**Provided material**.
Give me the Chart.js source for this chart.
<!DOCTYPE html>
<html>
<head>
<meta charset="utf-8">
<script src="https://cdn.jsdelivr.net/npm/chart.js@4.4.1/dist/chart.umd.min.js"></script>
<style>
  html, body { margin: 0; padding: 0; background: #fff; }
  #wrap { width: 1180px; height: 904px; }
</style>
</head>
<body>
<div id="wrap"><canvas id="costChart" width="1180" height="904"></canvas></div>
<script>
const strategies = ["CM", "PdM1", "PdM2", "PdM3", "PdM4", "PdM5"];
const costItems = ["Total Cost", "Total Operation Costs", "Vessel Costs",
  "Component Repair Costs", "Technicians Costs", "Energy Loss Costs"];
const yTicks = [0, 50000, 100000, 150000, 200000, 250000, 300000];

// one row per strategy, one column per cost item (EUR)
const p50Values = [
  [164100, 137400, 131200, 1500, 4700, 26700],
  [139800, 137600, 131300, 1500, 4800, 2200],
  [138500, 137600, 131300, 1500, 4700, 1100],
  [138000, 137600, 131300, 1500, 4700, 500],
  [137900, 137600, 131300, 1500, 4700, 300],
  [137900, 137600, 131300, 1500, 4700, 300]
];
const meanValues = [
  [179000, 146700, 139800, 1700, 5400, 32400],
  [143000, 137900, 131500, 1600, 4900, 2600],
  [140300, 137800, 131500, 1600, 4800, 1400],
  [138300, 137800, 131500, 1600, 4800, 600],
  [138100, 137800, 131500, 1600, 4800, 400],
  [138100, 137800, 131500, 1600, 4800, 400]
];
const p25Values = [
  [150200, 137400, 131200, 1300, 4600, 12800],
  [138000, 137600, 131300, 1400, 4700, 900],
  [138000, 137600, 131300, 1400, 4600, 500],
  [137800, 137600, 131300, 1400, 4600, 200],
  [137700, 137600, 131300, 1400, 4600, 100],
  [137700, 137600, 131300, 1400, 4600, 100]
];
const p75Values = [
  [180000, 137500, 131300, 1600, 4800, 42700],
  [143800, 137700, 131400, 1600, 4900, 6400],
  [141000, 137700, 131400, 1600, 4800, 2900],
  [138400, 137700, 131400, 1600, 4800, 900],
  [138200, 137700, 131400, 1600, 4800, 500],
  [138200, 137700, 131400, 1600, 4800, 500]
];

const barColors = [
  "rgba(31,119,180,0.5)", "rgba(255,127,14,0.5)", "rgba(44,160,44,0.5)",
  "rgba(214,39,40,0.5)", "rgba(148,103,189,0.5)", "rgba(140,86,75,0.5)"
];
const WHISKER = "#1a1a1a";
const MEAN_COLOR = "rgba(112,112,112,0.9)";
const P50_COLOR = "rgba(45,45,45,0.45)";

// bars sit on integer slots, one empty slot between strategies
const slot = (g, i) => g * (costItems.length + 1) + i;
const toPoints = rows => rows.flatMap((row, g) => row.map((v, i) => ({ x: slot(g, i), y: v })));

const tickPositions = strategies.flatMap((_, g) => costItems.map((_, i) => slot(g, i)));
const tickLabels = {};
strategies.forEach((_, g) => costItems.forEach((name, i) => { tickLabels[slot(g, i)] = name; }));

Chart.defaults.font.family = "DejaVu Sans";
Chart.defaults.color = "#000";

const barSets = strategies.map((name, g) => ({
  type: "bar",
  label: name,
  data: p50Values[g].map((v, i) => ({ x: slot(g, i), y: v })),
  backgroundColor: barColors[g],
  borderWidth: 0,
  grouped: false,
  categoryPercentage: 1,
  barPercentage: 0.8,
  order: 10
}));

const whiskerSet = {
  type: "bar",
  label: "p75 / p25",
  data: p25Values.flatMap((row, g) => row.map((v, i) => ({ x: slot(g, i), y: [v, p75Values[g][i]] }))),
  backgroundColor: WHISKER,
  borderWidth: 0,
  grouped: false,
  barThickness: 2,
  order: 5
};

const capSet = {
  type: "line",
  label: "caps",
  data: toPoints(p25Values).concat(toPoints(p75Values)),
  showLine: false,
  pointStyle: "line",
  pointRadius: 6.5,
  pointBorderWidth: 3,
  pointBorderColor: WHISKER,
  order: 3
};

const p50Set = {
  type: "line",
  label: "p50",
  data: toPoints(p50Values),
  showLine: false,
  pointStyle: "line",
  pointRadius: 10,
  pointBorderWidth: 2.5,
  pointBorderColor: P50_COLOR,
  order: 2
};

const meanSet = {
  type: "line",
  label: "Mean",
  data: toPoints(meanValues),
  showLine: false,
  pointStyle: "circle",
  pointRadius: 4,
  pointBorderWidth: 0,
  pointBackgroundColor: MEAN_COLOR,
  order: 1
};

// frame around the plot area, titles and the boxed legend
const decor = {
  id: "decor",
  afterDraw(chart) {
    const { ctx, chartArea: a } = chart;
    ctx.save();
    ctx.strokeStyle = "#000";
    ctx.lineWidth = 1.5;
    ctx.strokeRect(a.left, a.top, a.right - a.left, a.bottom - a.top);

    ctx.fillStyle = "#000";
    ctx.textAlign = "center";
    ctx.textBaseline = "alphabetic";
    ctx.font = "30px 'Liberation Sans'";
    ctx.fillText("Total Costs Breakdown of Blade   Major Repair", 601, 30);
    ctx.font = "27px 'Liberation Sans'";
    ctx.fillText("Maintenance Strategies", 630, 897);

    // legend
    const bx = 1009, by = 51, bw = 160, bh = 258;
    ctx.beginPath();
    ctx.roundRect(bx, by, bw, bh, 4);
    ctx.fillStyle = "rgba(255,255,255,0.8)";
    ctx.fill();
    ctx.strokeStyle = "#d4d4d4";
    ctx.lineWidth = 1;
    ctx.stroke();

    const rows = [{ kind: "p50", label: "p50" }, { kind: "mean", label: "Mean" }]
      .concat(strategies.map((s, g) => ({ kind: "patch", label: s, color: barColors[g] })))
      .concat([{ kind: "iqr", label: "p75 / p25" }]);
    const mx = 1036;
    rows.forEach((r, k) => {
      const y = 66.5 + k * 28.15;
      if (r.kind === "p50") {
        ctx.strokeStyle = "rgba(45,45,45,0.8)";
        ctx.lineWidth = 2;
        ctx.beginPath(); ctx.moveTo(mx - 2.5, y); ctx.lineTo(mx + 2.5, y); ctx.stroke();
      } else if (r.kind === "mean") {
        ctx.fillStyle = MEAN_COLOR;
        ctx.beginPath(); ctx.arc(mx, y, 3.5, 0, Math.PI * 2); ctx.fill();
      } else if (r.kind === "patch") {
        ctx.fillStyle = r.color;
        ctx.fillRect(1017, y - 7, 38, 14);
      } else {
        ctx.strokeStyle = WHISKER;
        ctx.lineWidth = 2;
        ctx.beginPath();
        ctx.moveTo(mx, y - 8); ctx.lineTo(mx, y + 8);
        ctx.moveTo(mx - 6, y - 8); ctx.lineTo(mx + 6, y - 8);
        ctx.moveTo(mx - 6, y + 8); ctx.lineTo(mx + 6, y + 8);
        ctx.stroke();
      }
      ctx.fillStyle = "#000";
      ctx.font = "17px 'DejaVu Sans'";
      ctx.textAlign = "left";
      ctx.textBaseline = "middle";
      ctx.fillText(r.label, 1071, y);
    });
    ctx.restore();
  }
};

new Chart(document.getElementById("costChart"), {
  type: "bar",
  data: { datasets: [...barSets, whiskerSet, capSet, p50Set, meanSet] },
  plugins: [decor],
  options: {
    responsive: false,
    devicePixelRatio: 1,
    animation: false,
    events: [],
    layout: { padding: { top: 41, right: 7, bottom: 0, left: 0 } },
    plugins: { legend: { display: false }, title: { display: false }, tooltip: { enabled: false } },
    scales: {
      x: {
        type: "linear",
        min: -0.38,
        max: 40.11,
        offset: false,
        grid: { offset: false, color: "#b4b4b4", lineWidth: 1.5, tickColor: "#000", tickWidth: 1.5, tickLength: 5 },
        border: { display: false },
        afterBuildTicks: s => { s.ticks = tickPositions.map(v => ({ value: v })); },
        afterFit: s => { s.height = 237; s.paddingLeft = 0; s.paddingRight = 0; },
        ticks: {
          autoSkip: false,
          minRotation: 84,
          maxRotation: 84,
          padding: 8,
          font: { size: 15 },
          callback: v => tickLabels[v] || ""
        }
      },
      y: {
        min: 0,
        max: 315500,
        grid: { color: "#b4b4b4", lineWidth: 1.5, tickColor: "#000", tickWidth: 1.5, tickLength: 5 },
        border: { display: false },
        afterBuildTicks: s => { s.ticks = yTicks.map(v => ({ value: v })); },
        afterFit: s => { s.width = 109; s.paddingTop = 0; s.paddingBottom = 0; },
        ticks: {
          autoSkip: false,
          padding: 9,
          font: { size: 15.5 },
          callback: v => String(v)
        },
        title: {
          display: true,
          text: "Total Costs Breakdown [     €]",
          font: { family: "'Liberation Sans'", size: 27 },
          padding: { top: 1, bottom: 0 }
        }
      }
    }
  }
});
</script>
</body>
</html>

**Written problem**.
Please transcribe, exactly and with nothing added, the lines from the first line of the material above through the line that contains "200000, 250000, 300000];".

**Written solution**.
Give me the Chart.js source for this chart.
<!DOCTYPE html>
<html>
<head>
<meta charset="utf-8">
<script src="https://cdn.jsdelivr.net/npm/chart.js@4.4.1/dist/chart.umd.min.js"></script>
<style>
  html, body { margin: 0; padding: 0; background: #fff; }
  #wrap { width: 1180px; height: 904px; }
</style>
</head>
<body>
<div id="wrap"><canvas id="costChart" width="1180" height="904"></canvas></div>
<script>
const strategies = ["CM", "PdM1", "PdM2", "PdM3", "PdM4", "PdM5"];
const costItems = ["Total Cost", "Total Operation Costs", "Vessel Costs",
  "Component Repair Costs", "Technicians Costs", "Energy Loss Costs"];
const yTicks = [0, 50000, 100000, 150000, 200000, 250000, 300000];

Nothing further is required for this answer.